Work required ▸
Select every line below containing the word "chart".

# Start of Supplied data

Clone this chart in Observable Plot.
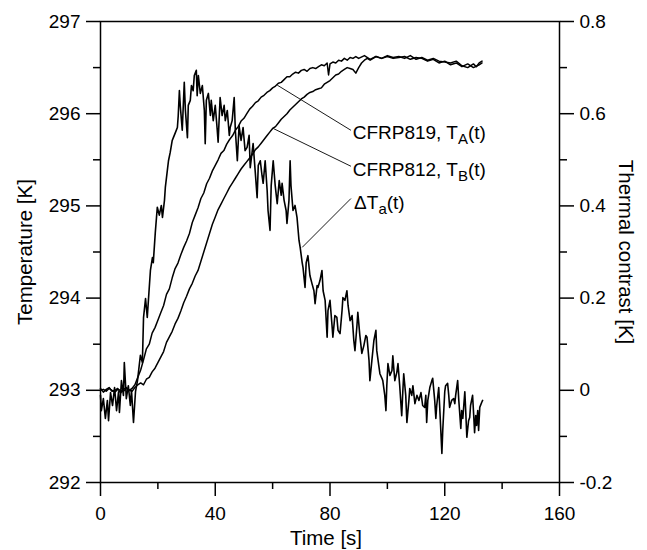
<!DOCTYPE html>
<html><head><meta charset="utf-8">
<script src="https://cdn.jsdelivr.net/npm/d3@7"></script>
<script src="https://cdn.jsdelivr.net/npm/@observablehq/plot@0.6"></script>
<style>
body{margin:0;background:#fff;}
svg{font-family:"Liberation Sans",Arial,sans-serif;}
</style>
</head><body><div id="chart"></div>
<script>
// CFRP819, T_A(t)  (left axis, K)
const timeA = [0,1,2,3,4,5,6,7,8,9,10,11,12,13,14,15,16,17,18,19,20,21,22,23,24,25,26,27,28,29,30,31,32,33,34,35,36,37,38,39,40,41,42,43,44,45,46,47,48,49,50,51,52,53,54,55,56,57,58,59,60,61,62,63,64,65,66,67,68,69,70,71,72,73,74,75,76,77,78,79,79.5,80,81,82,83,84,85,86,87,88,89,90,92,94,96,98,100,102,104,106,108,110,112,114,116,118,120,122,124,126,128,130,131,132,133];
const tempA = [293.02,292.98,293.01,293.03,292.99,293.00,293.02,292.97,293.01,293.03,293.00,293.02,293.06,293.14,293.22,293.33,293.45,293.50,293.62,293.68,293.76,293.84,293.92,294.04,294.10,294.22,294.32,294.38,294.47,294.55,294.62,294.70,294.82,294.90,294.98,295.08,295.14,295.24,295.30,295.38,295.44,295.50,295.57,295.60,295.67,295.72,295.76,295.82,295.86,295.92,295.95,296.00,296.05,296.08,296.12,296.14,296.18,296.20,296.23,296.25,296.28,296.30,296.33,296.34,296.37,296.40,296.40,296.43,296.45,296.44,296.47,296.48,296.46,296.49,296.50,296.49,296.51,296.53,296.52,296.55,296.42,296.54,296.56,296.55,296.58,296.57,296.60,296.58,296.61,296.60,296.62,296.60,296.63,296.59,296.62,296.60,296.63,296.61,296.62,296.60,296.63,296.59,296.61,296.58,296.60,296.57,296.56,296.55,296.57,296.52,296.50,296.54,296.51,296.55,296.57];

// CFRP812, T_B(t)  (left axis, K)
const timeB = [0,1,2,3,4,5,6,7,8,9,10,11,12,13,14,15,16,17,18,19,20,21,22,23,24,25,26,27,28,29,30,31,32,33,34,35,36,37,38,39,40,41,42,43,44,45,46,47,48,49,50,51,52,53,54,55,56,57,58,59,60,61,62,63,64,65,66,67,68,69,70,71,72,73,74,75,76,77,78,79,80,81,82,83,84,85,86,87,88,89,90,91,92,93,94,96,98,100,102,104,106,108,110,112,114,116,118,120,122,124,126,128,130,132,133];
const tempB = [293.00,293.01,292.99,293.02,293.00,292.98,293.01,293.00,292.99,293.02,293.00,292.99,293.03,293.06,293.08,293.06,293.12,293.14,293.20,293.24,293.30,293.36,293.42,293.52,293.58,293.64,293.72,293.78,293.86,293.95,294.02,294.10,294.16,294.24,294.30,294.40,294.50,294.60,294.70,294.80,294.88,294.96,295.02,295.08,295.14,295.20,295.25,295.30,295.35,295.40,295.44,295.48,295.52,295.56,295.61,295.64,295.68,295.72,295.76,295.80,295.84,295.86,295.90,295.94,295.97,296.00,296.04,296.07,296.10,296.13,296.16,296.18,296.21,296.23,296.24,296.26,296.27,296.28,296.32,296.34,296.36,296.39,296.42,296.43,296.46,296.48,296.50,296.49,296.48,296.44,296.50,296.55,296.58,296.60,296.58,296.62,296.60,296.62,296.60,296.61,296.62,296.59,296.61,296.60,296.57,296.59,296.55,296.57,296.53,296.55,296.51,296.54,296.50,296.53,296.55];

// Delta T_a(t)  (right axis, K)
const timeD = [0,0.3,1.0,1.7,2.4,2.8,3.5,4.2,4.9,5.6,6.3,6.6,7.3,8.0,8.3,9.0,9.7,10.4,10.8,11.5,12.2,12.9,13.9,14.6,15.0,15.7,16.3,16.7,17.4,18.1,18.4,19.1,19.8,20.5,21.2,21.6,22.3,22.6,23.3,23.7,24.3,25.0,25.4,26.1,26.8,27.1,27.5,27.8,28.5,29.2,29.6,30.3,30.6,31.3,31.7,32.3,32.7,33.4,33.7,34.1,34.8,35.5,36.2,36.5,36.9,37.6,38.3,38.6,39.3,40.0,40.7,41.0,41.7,42.4,43.1,43.5,44.2,44.9,45.2,45.9,46.6,47.0,47.7,48.3,49.0,49.7,50.4,51.1,51.8,52.2,52.9,53.2,53.9,54.6,55.0,55.7,56.3,56.7,57.4,58.1,58.4,59.1,59.5,60.2,60.9,61.6,62.3,63.0,63.3,64.0,64.7,65.0,65.7,66.1,66.4,67.1,67.8,68.5,69.2,69.6,70.3,70.6,71.3,71.7,72.3,73.0,73.7,74.4,74.8,75.5,75.8,76.5,77.2,77.6,78.3,79.0,79.3,80.0,80.7,81.0,81.7,82.4,82.8,83.5,84.2,84.5,85.2,85.9,86.3,87.0,87.7,88.3,88.7,89.4,89.7,90.4,91.1,91.8,92.5,92.9,93.6,93.9,94.6,95.3,96.0,96.3,97.0,97.4,98.1,98.4,99.1,99.5,99.8,100.2,100.9,101.6,101.9,102.3,102.6,103.3,103.7,104.3,105.0,105.4,105.7,106.4,106.8,107.5,107.8,108.5,108.9,109.6,110.3,111.0,111.7,112.3,113.0,113.4,113.7,114.1,114.8,115.5,115.8,116.5,116.9,117.2,117.9,118.3,119.0,119.3,120.0,120.3,121.0,121.4,121.7,122.4,123.1,123.5,123.8,124.5,124.9,125.6,125.9,126.3,127.0,127.3,127.7,128.3,128.7,129.0,129.7,130.1,130.4,130.8,131.1,131.5,131.8,132.2,132.9,133.2];
const contrastD = [-0.011,-0.044,-0.018,-0.061,-0.022,-0.066,-0.005,-0.033,0.006,-0.044,-0.003,-0.048,0.021,-0.011,0.060,-0.018,0.010,-0.033,0.000,-0.070,-0.003,0.021,0.076,0.060,0.158,0.199,0.158,0.195,0.260,0.288,0.277,0.342,0.397,0.380,0.401,0.375,0.412,0.440,0.477,0.498,0.516,0.542,0.548,0.559,0.570,0.596,0.650,0.618,0.564,0.668,0.607,0.548,0.618,0.629,0.661,0.650,0.683,0.694,0.639,0.683,0.644,0.661,0.607,0.535,0.629,0.644,0.596,0.629,0.585,0.618,0.564,0.538,0.635,0.596,0.618,0.585,0.607,0.553,0.570,0.585,0.635,0.564,0.498,0.574,0.542,0.570,0.520,0.527,0.553,0.483,0.520,0.535,0.477,0.418,0.488,0.498,0.466,0.449,0.498,0.433,0.390,0.347,0.444,0.498,0.444,0.405,0.455,0.423,0.449,0.412,0.390,0.362,0.412,0.498,0.444,0.390,0.401,0.375,0.325,0.310,0.277,0.266,0.223,0.277,0.292,0.249,0.232,0.216,0.188,0.227,0.223,0.238,0.260,0.216,0.195,0.115,0.173,0.195,0.141,0.115,0.162,0.158,0.130,0.123,0.173,0.201,0.195,0.216,0.184,0.151,0.162,0.108,0.086,0.141,0.169,0.119,0.080,0.097,0.119,0.115,0.065,0.021,0.065,0.108,0.130,0.086,0.054,0.036,0.026,0.021,-0.011,-0.044,0.010,0.058,0.032,0.043,0.075,0.043,0.021,0.039,0.058,0.010,-0.055,0.000,0.036,-0.011,-0.070,-0.022,0.004,-0.011,0.010,-0.029,-0.011,-0.022,-0.005,-0.033,-0.037,-0.011,-0.070,-0.022,0.006,0.021,0.026,-0.022,-0.061,-0.033,0.006,-0.044,-0.137,-0.087,-0.003,0.010,0.015,-0.011,-0.037,-0.022,-0.018,-0.029,-0.011,0.021,-0.022,-0.083,-0.044,-0.061,-0.003,-0.044,-0.102,-0.066,-0.059,-0.033,-0.011,-0.055,-0.092,-0.055,-0.076,-0.044,-0.087,-0.037,-0.026,-0.022];

const xTicks = [0, 40, 80, 120, 160];
const xMinor = [20, 60, 100, 140];
const yTicks = [292, 293, 294, 295, 296, 297];
const yMinor = [292.5, 293.5, 294.5, 295.5, 296.5];
const rTicks = [-0.2, 0, 0.2, 0.4, 0.6, 0.8];
const rMinor = [-0.1, 0.1, 0.3, 0.5, 0.7];

// curve labels (in time / temperature units) and their leader lines
const labelText = ["CFRP819, T_A(t)", "CFRP812, T_B(t)", "ΔT_a(t)"];
const labelTime = [87.9, 87.9, 88.4];
const labelTemp = [295.79, 295.395, 295.03];
const leaderFromTime = [87.3, 87.3, 87.3];
const leaderFromTemp = [295.82, 295.43, 295.08];
const leaderToTime = [61.6, 60.2, 70.3];
const leaderToTemp = [296.31, 295.84, 294.55];

// right axis (thermal contrast) mapped onto the temperature scale
const toLeft = v => 292 + (v + 0.2) * 5;
const fromLeft = d => { const v = Math.round(((d - 292) / 5 - 0.2) * 10) / 10; return String(v === 0 ? 0 : v); };

const seriesA = timeA.map((t, i) => ({t, T: tempA[i]}));
const seriesB = timeB.map((t, i) => ({t, T: tempB[i]}));
const seriesD = timeD.map((t, i) => ({t, T: toLeft(contrastD[i])}));
const labels = labelText.map((s, i) => ({s, t: labelTime[i], T: labelTemp[i]}));
const leaders = labelText.map((s, i) => ({x1: leaderFromTime[i], y1: leaderFromTemp[i], x2: leaderToTime[i], y2: leaderToTemp[i]}));

const F = 19;
const axisStyle = {stroke: "black", strokeWidth: 1.5, fontSize: F, label: null};
const minorStyle = {stroke: "black", strokeWidth: 1.5, label: null, fill: "none", tickFormat: () => ""};

const chart = Plot.plot({
  width: 647, height: 550,
  marginLeft: 100, marginRight: 88, marginTop: 21, marginBottom: 68,
  x: {domain: [0, 160]},
  y: {domain: [292, 297]},
  style: {fontFamily: "'Liberation Sans', Arial, sans-serif", color: "black", background: "white", overflow: "visible"},
  marks: [
    Plot.line(seriesD, {x: "t", y: "T", stroke: "black", strokeWidth: 1.6}),
    Plot.line(seriesB, {x: "t", y: "T", stroke: "black", strokeWidth: 1.5}),
    Plot.line(seriesA, {x: "t", y: "T", stroke: "black", strokeWidth: 1.5}),
    Plot.link(leaders, {x1: "x1", y1: "y1", x2: "x2", y2: "y2", stroke: "black", strokeWidth: 0.9}),
    Plot.text(labels, {x: "t", y: "T", text: "s", textAnchor: "start", lineAnchor: "middle", fontSize: F, fill: "black"}),
    Plot.axisX(xTicks, {...axisStyle, tickSize: 14, tickPadding: 10, tickFormat: d => String(d)}),
    Plot.axisX(xMinor, {...minorStyle, tickSize: 7}),
    Plot.axisY(yTicks, {...axisStyle, anchor: "left", tickSize: 14, tickPadding: 6, tickFormat: d => String(d)}),
    Plot.axisY(yMinor, {...minorStyle, anchor: "left", tickSize: 7}),
    Plot.axisY(rTicks.map(toLeft), {...axisStyle, anchor: "right", tickSize: 14, tickPadding: 6, tickFormat: fromLeft}),
    Plot.axisY(rMinor.map(toLeft), {...minorStyle, anchor: "right", tickSize: 7}),
    Plot.frame({stroke: "black", strokeWidth: 1.5}),
    Plot.text(["Temperature [K]"], {frameAnchor: "left", dx: -75, rotate: -90, textAnchor: "middle", lineAnchor: "middle", fontSize: 20.5, fill: "black"}),
    Plot.text(["Thermal contrast [K]"], {frameAnchor: "right", dx: 66, rotate: 90, textAnchor: "middle", lineAnchor: "middle", fontSize: 20.5, fill: "black"}),
    Plot.text(["Time [s]"], {frameAnchor: "bottom", dx: -4, dy: 56, textAnchor: "middle", lineAnchor: "middle", fontSize: 20.5, fill: "black"})
  ]
});

// render subscripts: "X_Y" -> X with subscript Y
chart.querySelectorAll("text").forEach(el => {
  const s = el.textContent;
  const k = s.indexOf("_");
  if (k < 0) return;
  const before = s.slice(0, k), sub = s[k + 1], after = s.slice(k + 2);
  el.textContent = before;
  const ns = "http://www.w3.org/2000/svg";
  const t1 = document.createElementNS(ns, "tspan");
  t1.setAttribute("font-size", "15");
  t1.setAttribute("dy", "5");
  t1.textContent = sub;
  const t2 = document.createElementNS(ns, "tspan");
  t2.setAttribute("dy", "-5");
  t2.textContent = after;
  el.appendChild(t1);
  el.appendChild(t2);
});

document.getElementById("chart").appendChild(chart);
</script>
</body></html>
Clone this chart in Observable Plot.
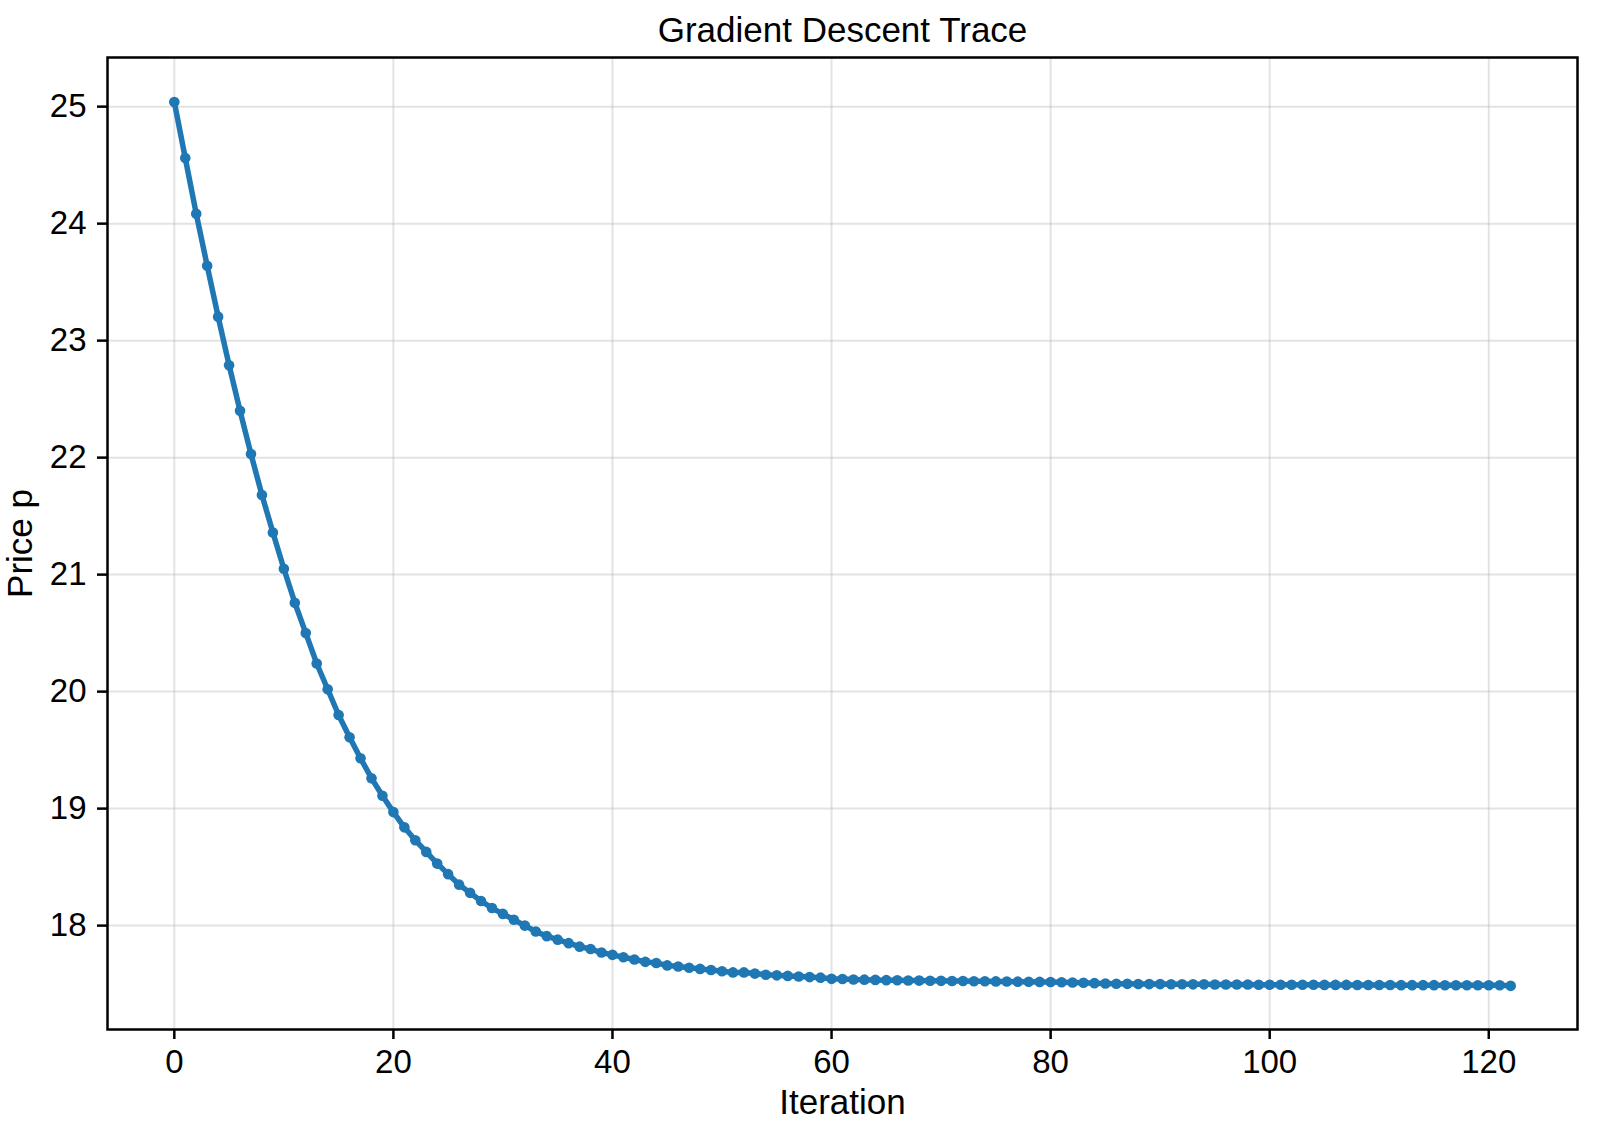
<!DOCTYPE html>
<html>
<head>
<meta charset="utf-8">
<script src="https://cdn.jsdelivr.net/npm/d3@7"></script>
<script src="https://cdn.jsdelivr.net/npm/@observablehq/plot@0.6"></script>
<style>
  html, body { margin: 0; padding: 0; background: #fff; }
  #chart svg { display: block; }
</style>
</head>
<body>
<div id="chart"></div>
<script>
const title = "Gradient Descent Trace";
const xLabel = "Iteration";
const yLabel = "Price p";
const xTicks = [0, 20, 40, 60, 80, 100, 120];
const yTicks = [18, 19, 20, 21, 22, 23, 24, 25];

// Price p at each iteration 0..122
const price = [
  25.04, 24.56, 24.085, 23.64, 23.205, 22.79, 22.40, 22.03, 21.68, 21.36,
  21.05, 20.76, 20.50, 20.24, 20.02, 19.80, 19.61, 19.43, 19.26, 19.11,
  18.97, 18.84, 18.73, 18.63, 18.53, 18.44, 18.35, 18.28, 18.21, 18.15,
  18.10, 18.05, 18.00, 17.95, 17.91, 17.88, 17.85, 17.82, 17.80, 17.77,
  17.75, 17.73, 17.71, 17.69, 17.68, 17.66, 17.65, 17.64, 17.63, 17.62,
  17.61, 17.60, 17.60, 17.59, 17.58, 17.575, 17.57, 17.565, 17.56, 17.555,
  17.545, 17.543, 17.54, 17.538, 17.536, 17.534, 17.533, 17.531, 17.53, 17.529,
  17.528, 17.527, 17.526, 17.525, 17.524, 17.523, 17.522, 17.521, 17.52, 17.519,
  17.518, 17.516, 17.514, 17.511, 17.508, 17.505, 17.503, 17.502, 17.501, 17.50,
  17.50, 17.499, 17.499, 17.498, 17.498, 17.497, 17.497, 17.496, 17.496, 17.495,
  17.495, 17.495, 17.494, 17.494, 17.494, 17.493, 17.493, 17.493, 17.492, 17.492,
  17.492, 17.492, 17.491, 17.491, 17.491, 17.491, 17.49, 17.49, 17.49, 17.49,
  17.49, 17.49, 17.485
];

const data = price.map((p, i) => ({iteration: i, price: p}));

const font = "'Liberation Sans', Arial, Helvetica, sans-serif";
const blue = "#1f77b4";

const chart = Plot.plot({
  width: 1600,
  height: 1128,
  marginTop: 57,
  marginBottom: 99,
  marginLeft: 107,
  marginRight: 23,
  style: {fontFamily: font, fontSize: "33px", color: "#000", background: "#fff"},
  x: {domain: [-6.1, 128.1], ticks: xTicks},
  y: {domain: [17.112, 25.42], ticks: yTicks},
  marks: [
    Plot.gridX(xTicks, {stroke: "#b0b0b0", strokeOpacity: 0.35, strokeWidth: 2}),
    Plot.gridY(yTicks, {stroke: "#b0b0b0", strokeOpacity: 0.35, strokeWidth: 2}),
    Plot.axisX(xTicks, {tickSize: 10, tickPadding: 10, fontSize: 33, strokeWidth: 2.5, label: null, tickFormat: d => String(d)}),
    Plot.axisY(yTicks, {tickSize: 10, tickPadding: 11, fontSize: 33, strokeWidth: 2.5, label: null, tickFormat: d => String(d)}),
    Plot.line(data, {x: "iteration", y: "price", stroke: blue, strokeWidth: 5.5}),
    Plot.dot(data, {x: "iteration", y: "price", fill: blue, r: 5.3}),
    Plot.frame({stroke: "#000", strokeWidth: 2.5}),
    Plot.text([title], {text: d => d, frameAnchor: "top", lineAnchor: "middle", textAnchor: "middle", dy: -27, fontSize: 35, fill: "#000"}),
    Plot.text([xLabel], {text: d => d, frameAnchor: "bottom", lineAnchor: "middle", textAnchor: "middle", dy: 73, fontSize: 35, fill: "#000"}),
    Plot.text([yLabel], {text: d => d, frameAnchor: "left", lineAnchor: "middle", textAnchor: "middle", rotate: -90, dx: -87, fontSize: 35, fill: "#000"})
  ]
});

document.getElementById("chart").appendChild(chart);
</script>
</body>
</html>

# End of Supplied data

Written response ▸
Clone this chart in Observable Plot.
</head><body><div id="chart"></div>
const chart = Plot.plot({
chart.querySelectorAll("text").forEach(el => {
document.getElementById("chart").appendChild(chart);
Clone this chart in Observable Plot.
  #chart svg { display: block; }
<div id="chart"></div>
const chart = Plot.plot({
document.getElementById("chart").appendChild(chart);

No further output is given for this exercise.